» DESCRIPTION OF THE TASK
Print the listing in its entirety and exactly, leaving out images.

» DATA
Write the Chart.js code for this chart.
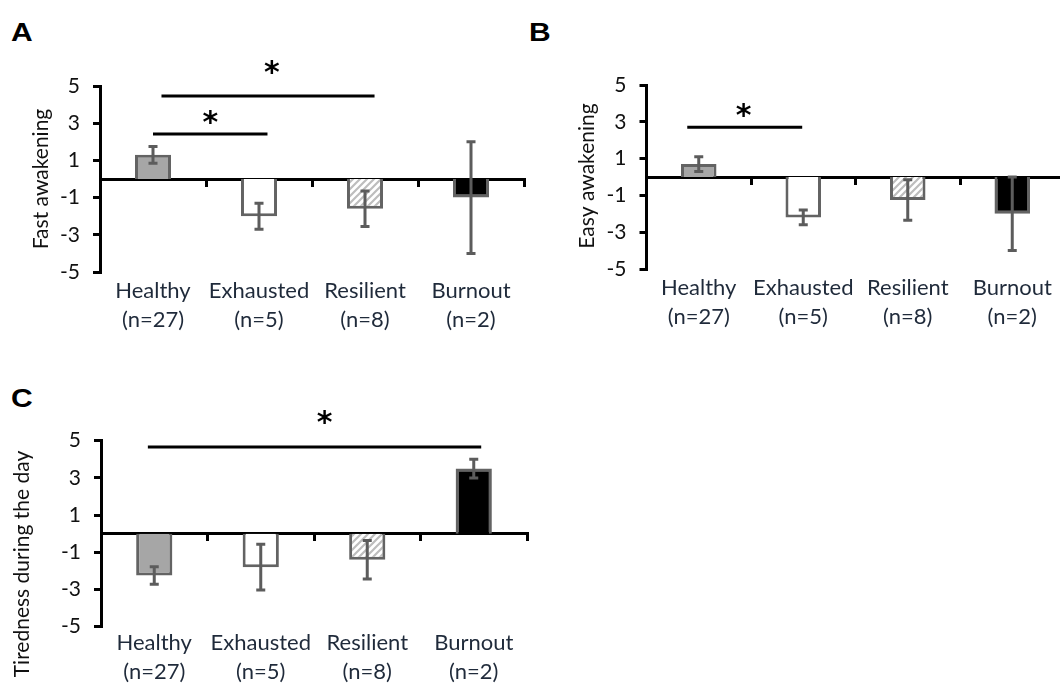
<!DOCTYPE html>
<html>
<head>
<meta charset="utf-8">
<script src="https://cdn.jsdelivr.net/npm/chart.js@4.4.0/dist/chart.umd.min.js"></script>
<style>
  html, body { margin: 0; padding: 0; background: #fff; width: 1060px; height: 684px; overflow: hidden; }
  .panel { position: absolute; }
  .letter { position: absolute; font: bold 25px "Liberation Sans", Arial, sans-serif; line-height: 25px; color: #000;
            transform: scaleX(1.2); transform-origin: left top; }
</style>
</head>
<body>
<div class="letter" style="left:11px;top:20px">A</div>
<div class="letter" style="left:529px;top:20px">B</div>
<div class="letter" style="left:11px;top:386px">C</div>

<div class="panel" style="left:0;top:0"><canvas id="chartA" width="540" height="340"></canvas></div>
<div class="panel" style="left:530px;top:0"><canvas id="chartB" width="540" height="340"></canvas></div>
<div class="panel" style="left:0;top:370px"><canvas id="chartC" width="540" height="314"></canvas></div>

<script>
// Sleep / tiredness scores by group – three bar panels with SEM error bars

// ----- data -----
const groups = ['Healthy', 'Exhausted', 'Resilient', 'Burnout'];
const groupN = ['(n=27)', '(n=5)', '(n=8)', '(n=2)'];
const yTicks = [-5, -3, -1, 1, 3, 5];

const fastAwakening    = [1.3, -2.0, -1.6, -1.0];
const fastAwakeningErr = [0.45, 0.7, 0.95, 3.0];

const easyAwakening    = [0.7, -2.2, -1.25, -2.0];
const easyAwakeningErr = [0.4, 0.4, 1.1, 2.0];

const tiredness    = [-2.25, -1.8, -1.4, 3.5];
const tirednessErr = [0.47, 1.23, 1.03, 0.5];

// significance brackets: from/to in category units, y in data units, star position
const sigA = [
  { from: 0, to: 1.08, y: 2.42, starAt: 0.54, starY: 3.3 },
  { from: 0.08, to: 2.09, y: 4.46, starAt: 1.12, starY: 6.0 }
];
const sigB = [
  { from: -0.11, to: 0.99, y: 2.7, starAt: 0.43, starY: 3.64 }
];
const sigC = [
  { from: -0.06, to: 3.07, y: 4.66, starAt: 1.6, starY: 6.24 }
];

// -------- helpers --------
const FONT = 'Lato, "Open Sans", sans-serif';

function hatchPattern() {
  const c = document.createElement('canvas');
  c.width = 7; c.height = 7;
  const g = c.getContext('2d');
  g.fillStyle = '#fff';
  g.fillRect(0, 0, 7, 7);
  g.strokeStyle = '#bdbdbd';
  g.lineWidth = 2.2;
  g.beginPath();
  g.moveTo(0, 7); g.lineTo(7, 0);
  g.moveTo(-1, 1); g.lineTo(1, -1);
  g.moveTo(6, 8); g.lineTo(8, 6);
  g.stroke();
  return g.createPattern(c, 'repeat');
}

const barFills = ['#a6a6a6', '#ffffff', hatchPattern(), '#000000'];

const errorBars = {
  id: 'errorBars',
  afterDatasetsDraw(chart, args, opts) {
    const { ctx } = chart;
    const y = chart.scales.y;
    const meta = chart.getDatasetMeta(0);
    const vals = chart.data.datasets[0].data;
    ctx.save();
    ctx.strokeStyle = '#5c5c5c';
    ctx.lineWidth = 3;
    const cap = 4.5;
    opts.errors.forEach((e, i) => {
      const px = meta.data[i].x;
      const top = y.getPixelForValue(vals[i] + e);
      const bot = y.getPixelForValue(vals[i] - e);
      ctx.beginPath();
      ctx.moveTo(px, top); ctx.lineTo(px, bot);
      ctx.moveTo(px - cap, top); ctx.lineTo(px + cap, top);
      ctx.moveTo(px - cap, bot); ctx.lineTo(px + cap, bot);
      ctx.stroke();
    });
    ctx.restore();
  }
};

const sigMarks = {
  id: 'sigMarks',
  afterDraw(chart, args, opts) {
    const { ctx } = chart;
    const x = chart.scales.x, y = chart.scales.y;
    ctx.save();
    ctx.strokeStyle = '#000';
    ctx.lineWidth = 3;
    ctx.fillStyle = '#000';
    ctx.font = 'bold 30px "DejaVu Sans", sans-serif';
    ctx.textAlign = 'center';
    ctx.textBaseline = 'alphabetic';
    opts.marks.forEach(m => {
      const py = y.getPixelForValue(m.y);
      ctx.beginPath();
      ctx.moveTo(x.getPixelForValue(m.from), py);
      ctx.lineTo(x.getPixelForValue(m.to), py);
      ctx.stroke();
      const tm = ctx.measureText('*');
      const off = (tm.actualBoundingBoxAscent - tm.actualBoundingBoxDescent) / 2;
      ctx.fillText('*', x.getPixelForValue(m.starAt), y.getPixelForValue(m.starY) + off);
    });
    ctx.restore();
  }
};

const sideTitle = {
  id: 'sideTitle',
  afterDraw(chart, args, opts) {
    const { ctx } = chart;
    ctx.save();
    ctx.translate(opts.x, opts.y);
    ctx.rotate(-Math.PI / 2);
    ctx.font = '21px ' + FONT;
    ctx.fillStyle = '#111';
    ctx.textAlign = 'center';
    ctx.textBaseline = 'middle';
    ctx.fillText(opts.text, 0, 0);
    ctx.restore();
  }
};

function makePanel(id, values, errors, marks, title, box) {
  const canvas = document.getElementById(id);
  const W = canvas.width, H = canvas.height;
  return new Chart(canvas.getContext('2d'), {
    type: 'bar',
    data: {
      labels: groups,
      datasets: [{
        data: values,
        backgroundColor: barFills,
        borderColor: '#636363',
        borderWidth: 3,
        barPercentage: 0.34,
        categoryPercentage: 1
      }]
    },
    options: {
      responsive: false,
      animation: false,
      events: [],
      layout: { padding: { top: box.top, right: W - box.right, left: 0, bottom: 0 } },
      scales: {
        x: {
          type: 'category',
          position: { y: 0 },
          offset: true,
          z: 1,
          grid: { display: true, drawOnChartArea: false, offset: true, tickLength: 6, lineWidth: 3, color: '#000' },
          border: { display: true, width: 3, color: '#000' },
          ticks: { display: false }
        },
        x2: {
          type: 'category',
          labels: groups.map((g, i) => [g, groupN[i]]),
          position: 'bottom',
          offset: true,
          grid: { display: false, drawTicks: false },
          border: { display: false },
          ticks: {
            autoSkip: false, maxRotation: 0, padding: box.labelPad,
            color: '#1f2a3a',
            font: { family: FONT, size: 22, lineHeight: '29px' }
          },
          afterFit: s => { s.height = H - box.bottom; }
        },
        y: {
          min: -5, max: 5,
          grid: { display: true, drawOnChartArea: false, tickLength: 7, lineWidth: 3, color: '#000' },
          border: { display: true, width: 3, color: '#000' },
          ticks: { color: '#111', padding: 13, font: { family: FONT, size: 21 } },
          afterBuildTicks: s => { s.ticks = yTicks.map(v => ({ value: v })); },
          afterFit: s => { s.width = box.left; }
        }
      },
      plugins: {
        legend: { display: false },
        tooltip: { enabled: false },
        errorBars: { errors },
        sigMarks: { marks },
        sideTitle: { text: title, x: box.titleX, y: box.titleY }
      }
    },
    plugins: [errorBars, sigMarks, sideTitle]
  });
}

makePanel('chartA', fastAwakening, fastAwakeningErr, sigA, 'Fast awakening',
  { left: 100, right: 524, top: 86, bottom: 272, labelPad: 4, titleX: 41, titleY: 179 });
makePanel('chartB', easyAwakening, easyAwakeningErr, sigB, 'Easy awakening',
  { left: 116.5, right: 534.5, top: 85, bottom: 269, labelPad: 4, titleX: 57, titleY: 176 });
makePanel('chartC', tiredness, tirednessErr, sigC, 'Tiredness during the day',
  { left: 101, right: 527, top: 70.7, bottom: 256.7, labelPad: 2, titleX: 22, titleY: 194 });
</script>
</body>
</html>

» TASK RESULT
Write the Chart.js code for this chart.
<!DOCTYPE html>
<html>
<head>
<meta charset="utf-8">
<script src="https://cdn.jsdelivr.net/npm/chart.js@4.4.0/dist/chart.umd.min.js"></script>
<style>
  html, body { margin: 0; padding: 0; background: #fff; width: 1060px; height: 684px; overflow: hidden; }
  .panel { position: absolute; }
  .letter { position: absolute; font: bold 25px "Liberation Sans", Arial, sans-serif; line-height: 25px; color: #000;
            transform: scaleX(1.2); transform-origin: left top; }
</style>
</head>
<body>
<div class="letter" style="left:11px;top:20px">A</div>
<div class="letter" style="left:529px;top:20px">B</div>
<div class="letter" style="left:11px;top:386px">C</div>

<div class="panel" style="left:0;top:0"><canvas id="chartA" width="540" height="340"></canvas></div>
<div class="panel" style="left:530px;top:0"><canvas id="chartB" width="540" height="340"></canvas></div>
<div class="panel" style="left:0;top:370px"><canvas id="chartC" width="540" height="314"></canvas></div>

<script>
// Sleep / tiredness scores by group – three bar panels with SEM error bars

// ----- data -----
const groups = ['Healthy', 'Exhausted', 'Resilient', 'Burnout'];
const groupN = ['(n=27)', '(n=5)', '(n=8)', '(n=2)'];
const yTicks = [-5, -3, -1, 1, 3, 5];

const fastAwakening    = [1.3, -2.0, -1.6, -1.0];
const fastAwakeningErr = [0.45, 0.7, 0.95, 3.0];

const easyAwakening    = [0.7, -2.2, -1.25, -2.0];
const easyAwakeningErr = [0.4, 0.4, 1.1, 2.0];

const tiredness    = [-2.25, -1.8, -1.4, 3.5];
const tirednessErr = [0.47, 1.23, 1.03, 0.5];

// significance brackets: from/to in category units, y in data units, star position
const sigA = [
  { from: 0, to: 1.08, y: 2.42, starAt: 0.54, starY: 3.3 },
  { from: 0.08, to: 2.09, y: 4.46, starAt: 1.12, starY: 6.0 }
];
const sigB = [
  { from: -0.11, to: 0.99, y: 2.7, starAt: 0.43, starY: 3.64 }
];
const sigC = [
  { from: -0.06, to: 3.07, y: 4.66, starAt: 1.6, starY: 6.24 }
];

// -------- helpers --------
const FONT = 'Lato, "Open Sans", sans-serif';

function hatchPattern() {
  const c = document.createElement('canvas');
  c.width = 7; c.height = 7;
  const g = c.getContext('2d');
  g.fillStyle = '#fff';
  g.fillRect(0, 0, 7, 7);
  g.strokeStyle = '#bdbdbd';
  g.lineWidth = 2.2;
  g.beginPath();
  g.moveTo(0, 7); g.lineTo(7, 0);
  g.moveTo(-1, 1); g.lineTo(1, -1);
  g.moveTo(6, 8); g.lineTo(8, 6);
  g.stroke();
  return g.createPattern(c, 'repeat');
}

const barFills = ['#a6a6a6', '#ffffff', hatchPattern(), '#000000'];

const errorBars = {
  id: 'errorBars',
  afterDatasetsDraw(chart, args, opts) {
    const { ctx } = chart;
    const y = chart.scales.y;
    const meta = chart.getDatasetMeta(0);
    const vals = chart.data.datasets[0].data;
    ctx.save();
    ctx.strokeStyle = '#5c5c5c';
    ctx.lineWidth = 3;
    const cap = 4.5;
    opts.errors.forEach((e, i) => {
      const px = meta.data[i].x;
      const top = y.getPixelForValue(vals[i] + e);
      const bot = y.getPixelForValue(vals[i] - e);
      ctx.beginPath();
      ctx.moveTo(px, top); ctx.lineTo(px, bot);
      ctx.moveTo(px - cap, top); ctx.lineTo(px + cap, top);
      ctx.moveTo(px - cap, bot); ctx.lineTo(px + cap, bot);
      ctx.stroke();
    });
    ctx.restore();
  }
};

const sigMarks = {
  id: 'sigMarks',
  afterDraw(chart, args, opts) {
    const { ctx } = chart;
    const x = chart.scales.x, y = chart.scales.y;
    ctx.save();
    ctx.strokeStyle = '#000';
    ctx.lineWidth = 3;
    ctx.fillStyle = '#000';
    ctx.font = 'bold 30px "DejaVu Sans", sans-serif';
    ctx.textAlign = 'center';
    ctx.textBaseline = 'alphabetic';
    opts.marks.forEach(m => {
      const py = y.getPixelForValue(m.y);
      ctx.beginPath();
      ctx.moveTo(x.getPixelForValue(m.from), py);
      ctx.lineTo(x.getPixelForValue(m.to), py);
      ctx.stroke();
      const tm = ctx.measureText('*');
      const off = (tm.actualBoundingBoxAscent - tm.actualBoundingBoxDescent) / 2;
      ctx.fillText('*', x.getPixelForValue(m.starAt), y.getPixelForValue(m.starY) + off);
    });
    ctx.restore();
  }
};

const sideTitle = {
  id: 'sideTitle',
  afterDraw(chart, args, opts) {
    const { ctx } = chart;
    ctx.save();
    ctx.translate(opts.x, opts.y);
    ctx.rotate(-Math.PI / 2);
    ctx.font = '21px ' + FONT;
    ctx.fillStyle = '#111';
    ctx.textAlign = 'center';
    ctx.textBaseline = 'middle';
    ctx.fillText(opts.text, 0, 0);
    ctx.restore();
  }
};

function makePanel(id, values, errors, marks, title, box) {
  const canvas = document.getElementById(id);
  const W = canvas.width, H = canvas.height;
  return new Chart(canvas.getContext('2d'), {
    type: 'bar',
    data: {
      labels: groups,
      datasets: [{
        data: values,
        backgroundColor: barFills,
        borderColor: '#636363',
        borderWidth: 3,
        barPercentage: 0.34,
        categoryPercentage: 1
      }]
    },
    options: {
      responsive: false,
      animation: false,
      events: [],
      layout: { padding: { top: box.top, right: W - box.right, left: 0, bottom: 0 } },
      scales: {
        x: {
          type: 'category',
          position: { y: 0 },
          offset: true,
          z: 1,
          grid: { display: true, drawOnChartArea: false, offset: true, tickLength: 6, lineWidth: 3, color: '#000' },
          border: { display: true, width: 3, color: '#000' },
          ticks: { display: false }
        },
        x2: {
          type: 'category',
          labels: groups.map((g, i) => [g, groupN[i]]),
          position: 'bottom',
          offset: true,
          grid: { display: false, drawTicks: false },
          border: { display: false },
          ticks: {
            autoSkip: false, maxRotation: 0, padding: box.labelPad,
            color: '#1f2a3a',
            font: { family: FONT, size: 22, lineHeight: '29px' }
          },
          afterFit: s => { s.height = H - box.bottom; }
        },
        y: {
          min: -5, max: 5,
          grid: { display: true, drawOnChartArea: false, tickLength: 7, lineWidth: 3, color: '#000' },
          border: { display: true, width: 3, color: '#000' },
          ticks: { color: '#111', padding: 13, font: { family: FONT, size: 21 } },
          afterBuildTicks: s => { s.ticks = yTicks.map(v => ({ value: v })); },
          afterFit: s => { s.width = box.left; }
        }
      },
      plugins: {
        legend: { display: false },
        tooltip: { enabled: false },
        errorBars: { errors },
        sigMarks: { marks },
        sideTitle: { text: title, x: box.titleX, y: box.titleY }
      }
    },
    plugins: [errorBars, sigMarks, sideTitle]
  });
}

makePanel('chartA', fastAwakening, fastAwakeningErr, sigA, 'Fast awakening',
  { left: 100, right: 524, top: 86, bottom: 272, labelPad: 4, titleX: 41, titleY: 179 });
makePanel('chartB', easyAwakening, easyAwakeningErr, sigB, 'Easy awakening',
  { left: 116.5, right: 534.5, top: 85, bottom: 269, labelPad: 4, titleX: 57, titleY: 176 });
makePanel('chartC', tiredness, tirednessErr, sigC, 'Tiredness during the day',
  { left: 101, right: 527, top: 70.7, bottom: 256.7, labelPad: 2, titleX: 22, titleY: 194 });
</script>
</body>
</html>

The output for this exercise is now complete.